Unified Backend API Refactoring

seancribbs edited this page May 12, 2011 · 1 revision

Overview / Rationale

riak-client was started before the binary Protocol Buffers (“protobuffs” or “PBC”) interface to Riak was available. Hence, all client operations at higher levels of abstraction (Bucket, RObject, MapReduce, etc) invoke HTTP-related methods directly on the client backend. There are also some incidental aspects of the library that use HTTP semantics.

In order to support both client APIs transparently, the means for accessing client API features needs to be pushed more into the backends, and any HTTP-specific semantics should be factored out.

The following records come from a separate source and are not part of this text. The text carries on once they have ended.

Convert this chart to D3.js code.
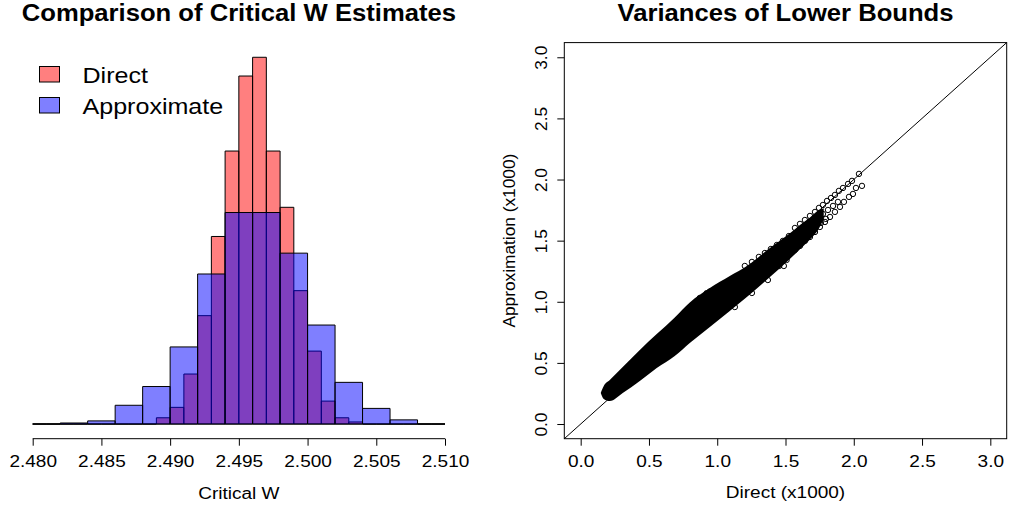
<!DOCTYPE html>
<html><head><meta charset="utf-8">
<script src="https://cdn.jsdelivr.net/npm/d3@7"></script>
<style>body{margin:0;background:#fff} svg{display:block} text{font-family:"Liberation Sans",Arial,sans-serif;fill:#000}</style>
</head><body>
<script>
// ---------- data ----------
const histTitle = "Comparison of Critical W Estimates";
const scatterTitle = "Variances of Lower Bounds";
const seriesNames = ["Direct", "Approximate"];
const sampleSize = 1000;

const redBreaks = [2.480,2.481,2.482,2.483,2.484,2.485,2.486,2.487,2.488,2.489,2.490,2.491,2.492,2.493,2.494,2.495,2.496,2.497,2.498,2.499,2.500,2.501,2.502,2.503,2.504,2.505,2.506,2.507,2.508,2.509,2.510];
const redCounts = [0,0,0,0,0,0,0,0,0,3,8,24,52,90,131,167,176,131,104,64,35,11,3,1,0,0,0,0,0,0];
const blueBreaks = [2.480,2.482,2.484,2.486,2.488,2.490,2.492,2.494,2.496,2.498,2.500,2.502,2.504,2.506,2.508,2.510];
const blueCounts = [0,1,3,18,36,74,144,203,203,164,95,40,15,4,0];

const histTicks = [2.480,2.485,2.490,2.495,2.500,2.505,2.510];
const histTickLabels = ["2.480","2.485","2.490","2.495","2.500","2.505","2.510"];
const histXLabel = "Critical W";

const scatterTicks = [0,0.5,1,1.5,2,2.5,3];
const scatterTickLabels = ["0.0","0.5","1.0","1.5","2.0","2.5","3.0"];
const scatterXLabel = "Direct (x1000)";
const scatterYLabel = "Approximation (x1000)";

// dense core of the point cloud (outer envelope)
const envX    = [0.147,0.169,0.213,0.308,0.433,0.557,0.689,0.799,0.946,1.092,1.217,1.386,1.532,1.606,1.679,1.745,1.780];
const envHigh = [0.254,0.311,0.360,0.466,0.606,0.736,0.872,0.995,1.113,1.211,1.293,1.440,1.560,1.628,1.690,1.750,1.765];
const envLow  = [0.254,0.205,0.188,0.254,0.352,0.458,0.556,0.663,0.794,0.925,1.039,1.203,1.350,1.430,1.510,1.600,1.680];

// individually visible points
const ptX = [1.569,1.606,1.642,1.679,1.716,1.745,1.774,1.804,1.833,1.862,1.891,1.921,1.958,1.987,2.038,
             1.569,1.606,1.650,1.694,1.738,1.774,1.811,1.848,1.884,
             1.584,1.628,1.672,1.716,1.760,1.796,
             1.569,1.606,1.642,1.679,1.716,1.752,1.789,1.826,1.862,1.899,1.928,1.965,1.994,2.016,2.060,
             1.508,1.454,1.393,0.922,0.872,0.946,
             1.202,1.254,1.305,1.349,1.393,1.437,1.481,1.525,
             1.129,1.254,1.371,1.488];
const ptY = [1.604,1.637,1.669,1.702,1.735,1.768,1.792,1.825,1.849,1.874,1.907,1.931,1.964,1.989,2.046,
             1.538,1.571,1.604,1.645,1.686,1.718,1.751,1.784,1.817,
             1.481,1.522,1.563,1.604,1.645,1.678,
             1.424,1.457,1.498,1.530,1.571,1.612,1.653,1.694,1.735,1.776,1.817,1.858,1.882,1.931,1.948,
             1.342,1.293,1.252,1.070,1.031,1.084,
             1.293,1.326,1.367,1.399,1.432,1.465,1.498,1.538,
             0.957,1.072,1.178,1.293];

// ---------- layout ----------
const W = 1010, H = 505;
const SX = 1.1; // horizontal stretch of glyphs
const svg = d3.select("body").append("svg").attr("width", W).attr("height", H);

function hText(g, x, y, s, size, weight, anchor) {
  return g.append("text").attr("transform", `translate(${x},${y}) scale(${SX},1)`)
    .attr("text-anchor", anchor).style("font-size", size + "px").style("font-weight", weight).text(s);
}
function vText(g, x, y, s, size) {
  return g.append("text").attr("transform", `translate(${x},${y}) rotate(-90)`)
    .attr("text-anchor", "middle").style("font-size", size + "px").text(s);
}

const regTop = 42.6, regBot = 438.7;
const FS = 17.3;

// ---------- left: histogram ----------
const L = {x0: 16.2, x1: 461.5};
const hx = d3.scaleLinear().domain([2.4788, 2.5112]).range([L.x0, L.x1]);
const maxDens = d3.max(redCounts) / (sampleSize * 0.001);
const pad = maxDens * 0.04;
const hy = d3.scaleLinear().domain([-pad, maxDens + pad]).range([regBot, regTop]);

function bins(breaks, counts) {
  return counts.map((c, i) => ({x0: breaks[i], x1: breaks[i+1], d: c / (sampleSize * (breaks[i+1] - breaks[i]))}));
}
const gH = svg.append("g");
function drawBars(data, fill) {
  gH.selectAll(null).data(data).enter().append("path")
    .attr("d", d => `M${hx(d.x0)},${hy(0)}H${hx(d.x1)}V${hy(d.d)}H${hx(d.x0)}Z`)
    .attr("fill", fill).attr("stroke", "#000").attr("stroke-width", 1);
}
drawBars(bins(redBreaks, redCounts), "rgba(255,0,0,0.5)");
drawBars(bins(blueBreaks, blueCounts), "rgba(0,0,255,0.5)");

const axH = svg.append("g").attr("transform", `translate(0,${regBot})`)
  .call(d3.axisBottom(hx).tickValues(histTicks).tickFormat((d, i) => histTickLabels[i]).tickSize(7).tickSizeOuter(0));
axH.select(".domain").remove();
axH.append("line").attr("x1", hx(histTicks[0])).attr("x2", hx(histTicks[histTicks.length-1]))
  .attr("stroke", "#000");
axH.selectAll(".tick line").attr("stroke", "#000");
axH.selectAll(".tick text").attr("y", 28).attr("dy", 0).attr("transform", `scale(${SX},1)`)
  .style("font-size", FS + "px").style("font-family", '"Liberation Sans",Arial,sans-serif').attr("fill", "#000");

hText(svg, (L.x0 + L.x1) / 2, 21, histTitle, 23.3, "bold", "middle");
hText(svg, (L.x0 + L.x1) / 2, 499, histXLabel, FS, "normal", "middle");

// legend
const legFill = ["rgba(255,0,0,0.5)", "rgba(0,0,255,0.5)"];
seriesNames.forEach((s, i) => {
  svg.append("rect").attr("x", 39.5).attr("y", 66.5 + i * 31).attr("width", 20).attr("height", 15.5)
    .attr("fill", legFill[i]).attr("stroke", "#000");
  hText(svg, 82.5, 83 + i * 31, s, 22.8, "normal", "start");
});

// ---------- right: scatter ----------
const R = {x0: 564.3, x1: 1006.7};
const sx = d3.scaleLinear().domain([-0.12, 3.12]).range([R.x0, R.x1]);
const sy = d3.scaleLinear().domain([-0.12, 3.12]).range([regBot, regTop]);
const gS = svg.append("g");

gS.append("path").datum(envX.map((x, i) => ({x, lo: envLow[i], hi: envHigh[i]})))
  .attr("d", d3.area().x(d => sx(d.x)).y0(d => sy(d.lo)).y1(d => sy(d.hi)).curve(d3.curveMonotoneX))
  .attr("fill", "#000");

gS.append("line").attr("x1", sx(-0.12)).attr("y1", sy(-0.12)).attr("x2", sx(3.12)).attr("y2", sy(3.12))
  .attr("stroke", "#000").attr("stroke-width", 1);

gS.selectAll(null).data(ptX.map((x, i) => ({x, y: ptY[i]}))).enter().append("circle")
  .attr("cx", d => sx(d.x)).attr("cy", d => sy(d.y)).attr("r", 2.7)
  .attr("fill", "none").attr("stroke", "#000").attr("stroke-width", 1);

svg.append("rect").attr("x", R.x0).attr("y", regTop).attr("width", R.x1 - R.x0).attr("height", regBot - regTop)
  .attr("fill", "none").attr("stroke", "#000");

const axSX = svg.append("g").attr("transform", `translate(0,${regBot})`)
  .call(d3.axisBottom(sx).tickValues(scatterTicks).tickFormat((d, i) => scatterTickLabels[i]).tickSize(7).tickSizeOuter(0));
axSX.select(".domain").remove();
axSX.selectAll(".tick line").attr("stroke", "#000");
axSX.selectAll(".tick text").attr("y", 28).attr("dy", 0).attr("transform", `scale(${SX},1)`)
  .style("font-size", FS + "px").style("font-family", '"Liberation Sans",Arial,sans-serif').attr("fill", "#000");

const axSY = svg.append("g").attr("transform", `translate(${R.x0},0)`)
  .call(d3.axisLeft(sy).tickValues(scatterTicks).tickFormat((d, i) => scatterTickLabels[i]).tickSize(7).tickSizeOuter(0));
axSY.select(".domain").remove();
axSY.selectAll(".tick line").attr("stroke", "#000");
axSY.selectAll(".tick text").attr("x", 0).attr("y", -17.6).attr("dy", 0).attr("text-anchor", "middle")
  .attr("transform", "rotate(-90)")
  .style("font-size", FS + "px").style("font-family", '"Liberation Sans",Arial,sans-serif').attr("fill", "#000");

hText(svg, (R.x0 + R.x1) / 2, 21, scatterTitle, 23.3, "bold", "middle");
hText(svg, (R.x0 + R.x1) / 2, 498, scatterXLabel, FS, "normal", "middle");
vText(svg, 514.5, (regTop + regBot) / 2, scatterYLabel, FS);
</script>
</body></html>
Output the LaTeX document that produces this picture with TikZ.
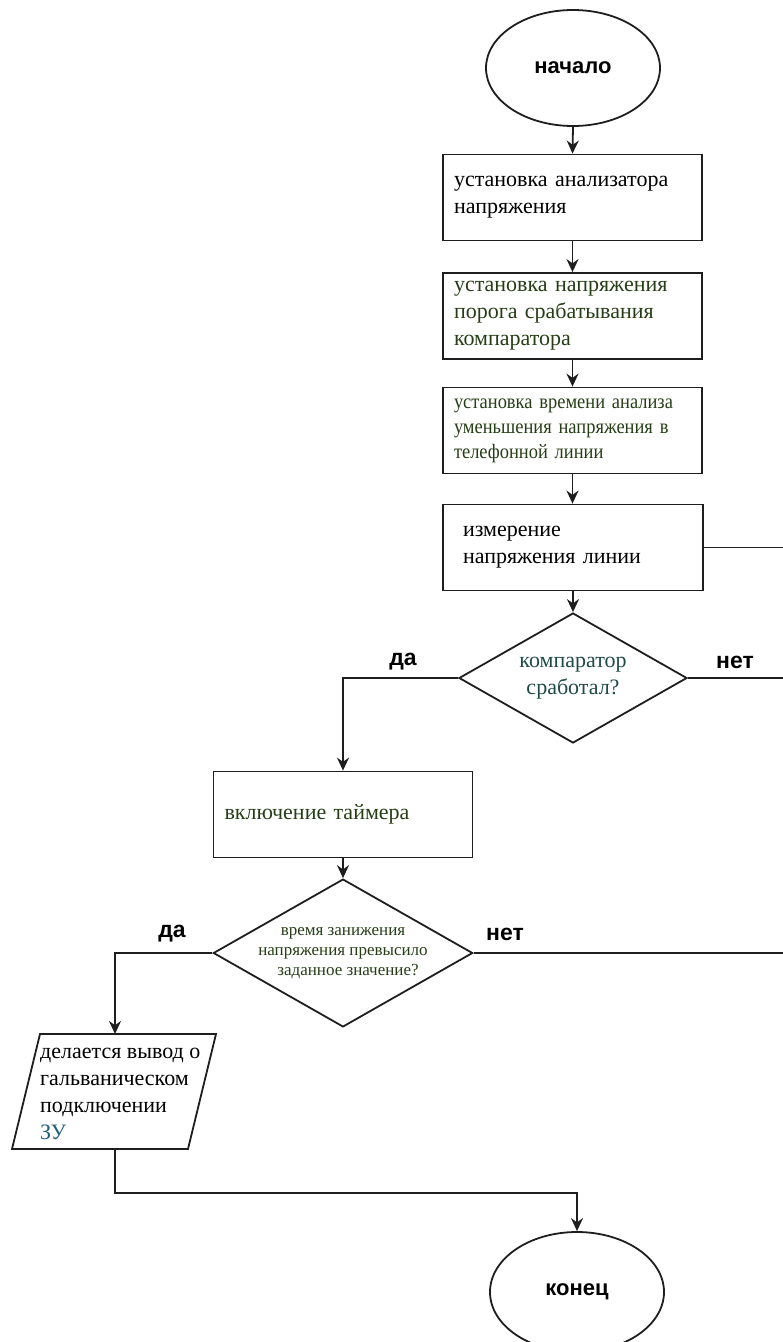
\documentclass[tikz,border=0pt]{standalone}
\usepackage{fontspec}
\setmainfont{Liberation Serif}
\newfontfamily\labelfont{Liberation Sans}
\newfontfamily\narrowserif{Liberation Serif}[FakeStretch=0.9]
\usetikzlibrary{shapes.geometric,arrows.meta,calc}

\definecolor{txtgreen}{RGB}{38,62,22}
\definecolor{txtteal}{RGB}{30,75,70}
\definecolor{txtblue}{RGB}{35,95,120}
\definecolor{linecol}{RGB}{30,30,30}

\tikzset{
  x=1pt, y=-1pt,
  every node/.style={font=\fontsize{22}{27}\selectfont},
  terminal/.style={draw=linecol, line width=1.8pt, ellipse, minimum width=174pt,
    minimum height=116pt, inner sep=0pt, font=\labelfont\bfseries\fontsize{22}{26}\selectfont},
  stepbox/.style={draw=linecol, line width=1.8pt, rectangle, minimum height=86pt,
    text width=237pt, inner xsep=11pt, inner ysep=0pt, align=left},
  decision/.style={draw=linecol, line width=1.8pt, diamond, aspect=1.754,
    minimum width=228pt, minimum height=130pt, inner sep=0pt, align=center},
  branch/.style={font=\labelfont\bfseries\fontsize{23}{26}\selectfont, inner sep=0pt},
  link/.style={draw=linecol, line width=1.8pt},
  arr/.style={link, -{Stealth[length=13pt,width=12pt]}}
}

\begin{document}
\begin{tikzpicture}
\useasboundingbox (0,0) rectangle (783,1342);
\clip (0,0) rectangle (783,1342);

% start / end terminals
\node[terminal] (start) at (573,68) {начало};
\node[terminal, minimum height=120pt] (stop) at (577,1292) {конец};

% process steps
\node[stepbox] (b1) at (572.5,197.5) {установка анализатора\\напряжения};
\node[stepbox, text=txtgreen] (b2) at (572.5,316) {установка напряжения\\порога срабатывания\\компаратора};
\node[stepbox, text=txtgreen, font=\narrowserif\fontsize{20.5}{25}\selectfont] (b3) at (572.5,430.5)
  {установка времени анализа\\уменьшения напряжения в\\телефонной линии};
\node[stepbox, text width=220pt, inner xsep=20pt] (b4) at (573,547.5)
  {измерение\\напряжения линии};

% first decision
\node[decision, text=txtteal] (d1) at (573,678) {компаратор\\сработал?};
\node[stepbox, text=txtgreen] (b5) at (343,814.5) {включение таймера};

% second decision
\node[decision, text=txtgreen, font=\fontsize{17}{20}\selectfont] (d2) at (343,953)
  {время занижения\\напряжения превысило\\\hspace*{10pt}заданное значение?};

% conclusion (parallelogram)
\coordinate (pTL) at (40,1034);
\coordinate (pTR) at (216,1034);
\coordinate (pBR) at (188,1149);
\coordinate (pBL) at (12,1149);
\draw[link, line join=miter] (pTL) -- (pTR) -- (pBR) -- (pBL) -- cycle;
\coordinate (pTop) at (115,1034);
\coordinate (pBot) at (115,1149);
\node[anchor=west, align=left, inner sep=0pt] (concl) at (40,1094)
  {делается вывод о\\гальваническом\\подключении\\\textcolor{txtblue}{ЗУ}};

% branch labels
\node[branch] (yes1) at (403,662) {да};
\node[branch] (no1) at (735,662) {нет};
\node[branch] (yes2) at (172,934) {да};
\node[branch] (no2) at (505,934) {нет};

% loose ends running off to the right
\coordinate (loopA) at (783,546);
\coordinate (loopB) at (783,678);
\coordinate (loopC) at (783,953);
\coordinate (join) at (115,1193);

% connectors
\draw[arr] (start.south) -- (b1.north);
\draw[arr] (b1.south) -- (b2.north);
\draw[arr] (b2.south) -- (b3.north);
\draw[arr] (b3.south) -- (b4.north -| b3.south);
\draw[arr] (b4.south -| d1.north) -- (d1.north);
\draw[link] (b4.east) -- (b4.east -| loopA);
\draw[arr] (d1.west) -| (b5.north);
\draw[link] (d1.east) -- (loopB);
\draw[arr] (b5.south) -- (d2.north);
\draw[arr] (d2.west) -| (pTop);
\draw[link] (d2.east) -- (loopC);
\draw[arr] (pBot) -- (join) -| (stop.north);
\end{tikzpicture}
\end{document}
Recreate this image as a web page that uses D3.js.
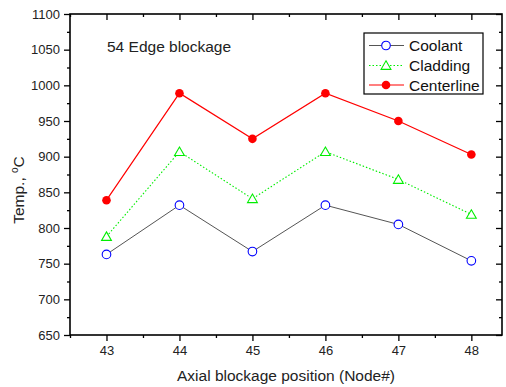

Note: This refactoring was completed in version 0.9.0.

Unified Backend API

Each backend will need support the following methods (default values shown):

ping()
fetch_object(bucket, key, r=nil)
store_object(robject, returnbody=false, w=nil, dw=nil)
delete_object(bucket, key, rw=nil)
get_bucket_props(name)
set_bucket_props(name, props={})
list_keys(bucket, &block)
list_buckets()
mapred(mr, &block)

The HTTP backends will also support these methods:

link_walk(robject, *walk_specs)
stats()

The PBC backend(s) will also support these methods:

get_client_id()
set_client_id(id)
server_info()

Challenges & TODOs

Inconsistent Client APIs

PBC and HTTP have some mutually-exclusive capabilities. For API-specific calls, we might want to call that backend explicitly, while fielding generic calls to the “auto-selected” backend. Specific sub-challenges:

Link-walking

This is actually a MapReduce job under the covers, we could construct a series of jobs that emulates it, but then the round-trip to Ruby might be expensive.

Bucket properties

PBC only supports two bucket properties, n_val and allow_mult, while HTTP dynamically handles any properties using JSON format.

Streaming MapReduce

HTTP streaming MapReduce is done with multipart/mixed format. A streaming parser will have to be written.

Two connections?

Should we disable/throw exceptions on features that aren’t implemented by the preferred backend? Not all client applications will want to allow both APIs.

PBC connection management

HTTP connection management is handled by a higher-level client library, currently either Net::HTTP or curb. PBC is bare sockets and will need a pool for thread-safe or event-looped applications.

PBC Native APIs

PBC uses Google’s protobuf library for the heavy lifting of (de-)serialization. The implementation is mostly done for MRI 1.8/1.9, and will be simple for JRuby. Rubinius support might require FFI, which is another beast entirely. Automatic selection of the appropriate Native API and building it on installation is still up in the air.

Error conditions

HTTP and PBC report errors (and expected responses) very differently. The FailedRequest class needs to be refactored such that existing code will be minimally affected, probably through subclassing.

Base64 encoding

HTTP encodes the client ID and vclock with Base64, PBC uses a plain byte array.